Rows from a dataset of charts and code
::::::

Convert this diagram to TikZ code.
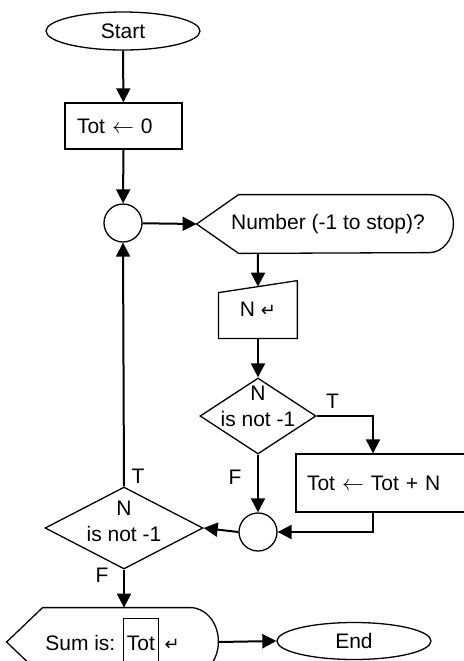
\documentclass[tikz,border=0pt]{standalone}
\usepackage{fontspec}
\setmainfont{Liberation Sans}
\newfontfamily\arrowfont{DejaVu Sans}
\usetikzlibrary{calc,shapes.geometric,arrows.meta}

\newcommand{\enterkey}{{\arrowfont\small ↵}}
\newcommand{\fieldbox}[1]{{\setlength{\fboxsep}{1.5pt}\fbox{\rule[-6pt]{0pt}{20pt}#1}}}

\tikzset{
  flow/.style={line width=1pt, -{Triangle[length=7pt,width=7pt]}},
  outline/.style={line width=0.65pt},
  terminal/.style={ellipse, draw, outline, minimum width=77pt, minimum height=19pt, inner sep=0pt},
  process/.style={rectangle, draw, outline, align=left},
  merge/.style={circle, draw, outline, minimum size=19pt, inner sep=0pt},
  cond/.style={diamond, draw, outline, inner sep=0pt},
  frame/.style={rectangle, inner sep=0pt},
}

\begin{document}
\begin{tikzpicture}[x=0.5pt, y=-0.5pt, font=\fontsize{10.5}{13}\selectfont]
  \useasboundingbox (0,0) rectangle (464,661);
  \clip (0,0) rectangle (464,661);

  \node[terminal] (start) at (123,31) {Start};
  \node[process, inner xsep=6pt, text width=46.5pt, minimum height=23pt] (init) at (123.5,126) {Tot $\leftarrow$ 0};
  \node[merge] (merge1) at (123,223) {};
  \node[frame, minimum width=125pt, minimum height=29pt] (ask) at (328,224) {Number (-1 to stop)?};
  \node[frame, minimum width=39pt, minimum height=28.5pt] (inp) at (258,309.5) {N \enterkey};
  \node[cond, minimum width=58pt, minimum height=38pt,
        label={[align=center, yshift=5pt]center:N\\is not -1}] (test1) at (258,416) {};
  \node[process, inner xsep=5.5pt, text width=76pt, minimum height=29pt] (add) at (383,483) {Tot $\leftarrow$ Tot + N};
  \node[merge] (merge2) at (258,532) {};
  \node[cond, minimum width=79pt, minimum height=41pt,
        label={[align=center, yshift=3.25pt]center:N\\is not -1}] (test2) at (124,528) {};
  \node[frame, minimum width=105.5pt, minimum height=34pt] (show) at (112.5,642) {Sum is: \fieldbox{Tot} \enterkey};
  \node[terminal, minimum height=18.5pt] (end) at (354,641) {End};

  \draw[outline] ([xshift=-3pt]ask.west) -- ([xshift=18pt]ask.north west) -- ([xshift=-12pt]ask.north east)
    arc[start angle=90, end angle=-90, x radius=12pt, y radius=14.5pt] -- ([xshift=18pt]ask.south west) -- cycle;
  \draw[outline] ([yshift=-6pt]inp.north west) -- (inp.north east) -- (inp.south east) -- (inp.south west) -- cycle;
  \draw[outline] (show.west) -- ([xshift=18pt]show.north west) -- ([xshift=-14pt]show.north east)
    arc[start angle=90, end angle=-90, x radius=14pt, y radius=17pt] -- ([xshift=18pt]show.south west) -- cycle;

  \coordinate (inptop) at ($(inp.north west)!0.5!(inp.north east)+(0,6)$);

  \draw[flow] (start) -- (init);
  \draw[flow] (init) -- (merge1);
  \draw[flow] (merge1) -- ([xshift=-3pt]ask.west);
  \draw[flow] (ask.south -| inp.north) -- (inptop);
  \draw[flow] (inp.south) -- (test1.north);
  \draw[flow] (test1.south) -- node[pos=0.4, left=4.5pt]{F} (merge2.north);
  \draw[flow] (test1.east) -| node[pos=0.14, above]{T} ([xshift=-5pt]add.north);
  \draw[flow] ([xshift=-5pt]add.south) |- (merge2.east);
  \draw[flow] (merge2.west) -- (test2.east);
  \draw[flow] (test2.north) -- node[pos=0.04, right]{T} (merge1.south);
  \draw[flow] (test2.south) -- node[pos=0.15, left=4pt]{F} (test2.south |- show.north);
  \draw[flow] (show.east) -- (end.west);
\end{tikzpicture}
\end{document}
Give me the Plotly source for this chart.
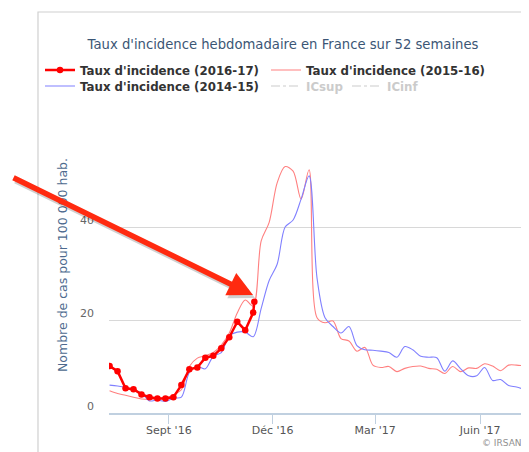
import pandas as pd
import plotly.graph_objects as go

# ---------------- data ----------------
start_date = "2016-07-11"
weeks = pd.date_range(start_date, periods=53, freq="7D")

dates_2016_17 = [d.strftime("%Y-%m-%d") for d in weeks[:19]] + ["2016-11-15"]
taux_2016_17 = [10.1, 9.0, 5.3, 5.1, 4.0, 3.4, 3.1, 3.1, 3.4, 6.0, 9.4, 9.8,
                11.9, 12.3, 13.9, 16.3, 19.6, 17.8, 21.6, 23.9]

taux_2015_16 = [4.8, 4.2, 3.8, 3.4, 3.0, 2.9, 3.0, 3.3, 3.9, 5.0, 10.0, 11.8,
                12.3, 13.0, 14.6, 17.2, 21.5, 24.3, 23.0, 37.0, 41.0, 49.5, 53.0,
                52.0, 46.0, 52.3, 20.5, 19.4, 19.8, 16.0, 15.5, 13.3, 14.1, 10.3,
                9.8, 10.0, 8.9, 9.6, 10.0, 10.1, 9.6, 9.4, 8.5, 10.0, 8.9, 9.7,
                9.6, 10.6, 10.1, 9.1, 10.3, 10.3, 10.1]

taux_2014_15 = [6.0, 5.8, 5.5, 5.0, 4.3, 2.6, 2.8, 2.5, 3.2, 3.4, 8.7, 10.0,
                9.5, 12.2, 13.0, 16.6, 17.4, 17.4, 16.4, 22.5, 28.5, 32.0, 40.0,
                41.5, 46.0, 51.0, 29.0, 20.5, 18.6, 17.2, 18.6, 14.5, 13.6, 13.5,
                13.3, 13.0, 12.0, 14.3, 13.6, 12.2, 12.0, 11.9, 9.0, 11.2, 9.5,
                8.0, 8.0, 9.8, 7.0, 7.2, 5.9, 5.6, 5.0]

x_tick_vals = ["2016-09-01", "2016-12-01", "2017-03-01", "2017-06-01"]
x_tick_text = ["Sept '16", "Déc '16", "Mar '17", "Juin '17"]
y_tick_vals = [0, 20, 40, 60]
y_tick_text = ["0", "20", "40", ""]

title_text = "Taux d'incidence hebdomadaire en France sur 52 semaines"
y_title = "Nombre de cas pour 100 000 hab."

# ---------------- geometry (page px -> figure px; page body has 8px margin) ----------------
OFF = 8
PAGE_W, PAGE_H = 529, 452
W, H = PAGE_W - OFF, PAGE_H - OFF
PLOT_L, PLOT_R, PLOT_T, PLOT_B = 109, 523, 134, 413  # page coords
ML, MR = PLOT_L - OFF, PAGE_W - PLOT_R
MT, MB = PLOT_T - OFF, PAGE_H - PLOT_B
PW, PH = PLOT_R - PLOT_L, PLOT_B - PLOT_T


def px_x(px):
    return (px - PLOT_L) / PW


def px_y(py):
    return (PLOT_B - py) / PH


def cx(px):
    return (px - OFF) / W


def cy(py):
    return 1 - (py - OFF) / H


fig = go.Figure()

fig.add_trace(go.Scatter(
    x=weeks, y=taux_2015_16, name="Taux d'incidence (2015-16)",
    mode="lines", line=dict(color="#ff8080", width=1.1, shape="spline", smoothing=0.9),
    legend="legend3"))

fig.add_trace(go.Scatter(
    x=weeks, y=taux_2014_15, name="Taux d'incidence (2014-15)",
    mode="lines", line=dict(color="#8080ff", width=1.1, shape="spline", smoothing=0.9),
    legend="legend2", legendwidth=181, legendrank=1))

fig.add_trace(go.Scatter(
    x=dates_2016_17, y=taux_2016_17, name="Taux d'incidence (2016-17)",
    mode="lines+markers", line=dict(color="#ff0000", width=2.5),
    marker=dict(color="#ff0000", size=6.5),
    legend="legend"))

fig.add_trace(go.Scatter(
    x=[None], y=[None], name="<span style='color:#999999'>ICsup</span>",
    mode="lines", line=dict(color="#999999", width=1, dash="dashdot"),
    visible="legendonly", legend="legend2", legendwidth=36, legendrank=2))

fig.add_trace(go.Scatter(
    x=[None], y=[None], name="<span style='color:#999999'>ICinf</span>",
    mode="lines", line=dict(color="#999999", width=1, dash="dashdot"),
    visible="legendonly", legend="legend2", legendwidth=30, legendrank=3))

legend_font = dict(family="DejaVu Sans", size=11.8, color="#333333", weight="bold")


def legend_box(x_page, y_page):
    return dict(orientation="h", xref="container", yref="container",
                x=cx(x_page), xanchor="left", y=cy(y_page), yanchor="middle",
                font=legend_font, bgcolor="rgba(0,0,0,0)", borderwidth=0,
                traceorder="normal", itemclick=False, itemdoubleclick=False)


fig.update_layout(
    width=W, height=H,
    margin=dict(l=ML, r=MR, t=MT, b=MB, autoexpand=False),
    paper_bgcolor="white", plot_bgcolor="white",
    font=dict(family="DejaVu Sans"),
    title=dict(text=title_text, x=cx(283), xanchor="center", xref="container",
               y=cy(44), yanchor="middle", yref="container",
               font=dict(family="DejaVu Sans", size=13.2, color="#3b5675")),
    legend=legend_box(40, 70),
    legend3=legend_box(266, 70),
    legend2=legend_box(40, 86),
    xaxis=dict(type="date", range=["2016-07-10 12:00", "2017-07-08 16:00"],
               tickvals=x_tick_vals, ticktext=x_tick_text,
               ticks="outside", ticklen=9, tickcolor="#C0D0E0", tickwidth=1,
               showline=True, linecolor="#C0D0E0", linewidth=2,
               showgrid=False, zeroline=False, ticklabelstandoff=-3,
               tickfont=dict(family="DejaVu Sans", size=11, color="#555555")),
    yaxis=dict(range=[0, 60], tickvals=y_tick_vals, ticktext=y_tick_text,
               showgrid=True, gridcolor="#d8d8d8", gridwidth=1,
               zeroline=False, showline=False, ticks="",
               ticklabelstandoff=14, ticklabelshift=-7,
               tickfont=dict(family="DejaVu Sans", size=11, color="#666666")),
    showlegend=True,
)

# container border
fig.add_shape(type="rect", xref="paper", yref="paper",
              x0=px_x(38), x1=px_x(700), y0=px_y(700), y1=px_y(12),
              line=dict(color="#d0d0d0", width=1.2), fillcolor="rgba(0,0,0,0)",
              layer="below")

# y axis title
fig.add_annotation(text=y_title, xref="paper", yref="paper",
                   x=px_x(62), y=px_y(265), textangle=-90, showarrow=False,
                   xanchor="center", yanchor="middle",
                   font=dict(family="DejaVu Sans", size=12.5, color="#4d6a8e"))

# credits
fig.add_annotation(text="© IRSAN", xref="paper", yref="paper",
                   x=px_x(524), y=px_y(443), showarrow=False,
                   xanchor="right", yanchor="middle",
                   font=dict(family="DejaVu Sans", size=9, color="#909090"))

# red arrow (with soft shadow)
tip_x, tip_y = 253, 295
tail_x, tail_y = 12, 177
fig.add_annotation(text="", xref="paper", yref="paper",
                   x=px_x(tip_x + 2), y=px_y(tip_y + 3),
                   ax=tail_x - tip_x, ay=tail_y - tip_y, axref="pixel", ayref="pixel",
                   showarrow=True, arrowhead=2, arrowsize=0.9, arrowwidth=5.5,
                   arrowcolor="rgba(0,0,0,0.18)")
fig.add_annotation(text="", xref="paper", yref="paper",
                   x=px_x(tip_x), y=px_y(tip_y),
                   ax=tail_x - tip_x, ay=tail_y - tip_y, axref="pixel", ayref="pixel",
                   showarrow=True, arrowhead=2, arrowsize=0.9, arrowwidth=5.5,
                   arrowcolor="#ff2a10")

fig.write_html("out.html")
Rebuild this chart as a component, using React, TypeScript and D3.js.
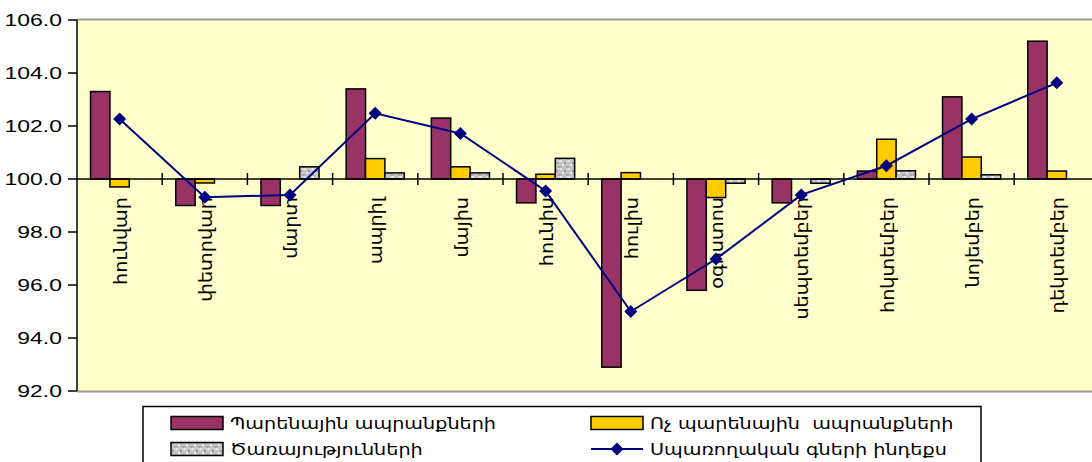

::::::

What needs to be done →
Pictures do not belong in the copy. Repeat only the lines from the top of the records through the line containing "minimum height=18.5pt] (end)".

Response →
Convert this diagram to TikZ code.
\documentclass[tikz,border=0pt]{standalone}
\usepackage{fontspec}
\setmainfont{Liberation Sans}
\newfontfamily\arrowfont{DejaVu Sans}
\usetikzlibrary{calc,shapes.geometric,arrows.meta}

\newcommand{\enterkey}{{\arrowfont\small ↵}}
\newcommand{\fieldbox}[1]{{\setlength{\fboxsep}{1.5pt}\fbox{\rule[-6pt]{0pt}{20pt}#1}}}

\tikzset{
  flow/.style={line width=1pt, -{Triangle[length=7pt,width=7pt]}},
  outline/.style={line width=0.65pt},
  terminal/.style={ellipse, draw, outline, minimum width=77pt, minimum height=19pt, inner sep=0pt},
  process/.style={rectangle, draw, outline, align=left},
  merge/.style={circle, draw, outline, minimum size=19pt, inner sep=0pt},
  cond/.style={diamond, draw, outline, inner sep=0pt},
  frame/.style={rectangle, inner sep=0pt},
}

\begin{document}
\begin{tikzpicture}[x=0.5pt, y=-0.5pt, font=\fontsize{10.5}{13}\selectfont]
  \useasboundingbox (0,0) rectangle (464,661);
  \clip (0,0) rectangle (464,661);

  \node[terminal] (start) at (123,31) {Start};
  \node[process, inner xsep=6pt, text width=46.5pt, minimum height=23pt] (init) at (123.5,126) {Tot $\leftarrow$ 0};
  \node[merge] (merge1) at (123,223) {};
  \node[frame, minimum width=125pt, minimum height=29pt] (ask) at (328,224) {Number (-1 to stop)?};
  \node[frame, minimum width=39pt, minimum height=28.5pt] (inp) at (258,309.5) {N \enterkey};
  \node[cond, minimum width=58pt, minimum height=38pt,
        label={[align=center, yshift=5pt]center:N\\is not -1}] (test1) at (258,416) {};
  \node[process, inner xsep=5.5pt, text width=76pt, minimum height=29pt] (add) at (383,483) {Tot $\leftarrow$ Tot + N};
  \node[merge] (merge2) at (258,532) {};
  \node[cond, minimum width=79pt, minimum height=41pt,
        label={[align=center, yshift=3.25pt]center:N\\is not -1}] (test2) at (124,528) {};
  \node[frame, minimum width=105.5pt, minimum height=34pt] (show) at (112.5,642) {Sum is: \fieldbox{Tot} \enterkey};
  \node[terminal, minimum height=18.5pt] (end) at (354,641) {End};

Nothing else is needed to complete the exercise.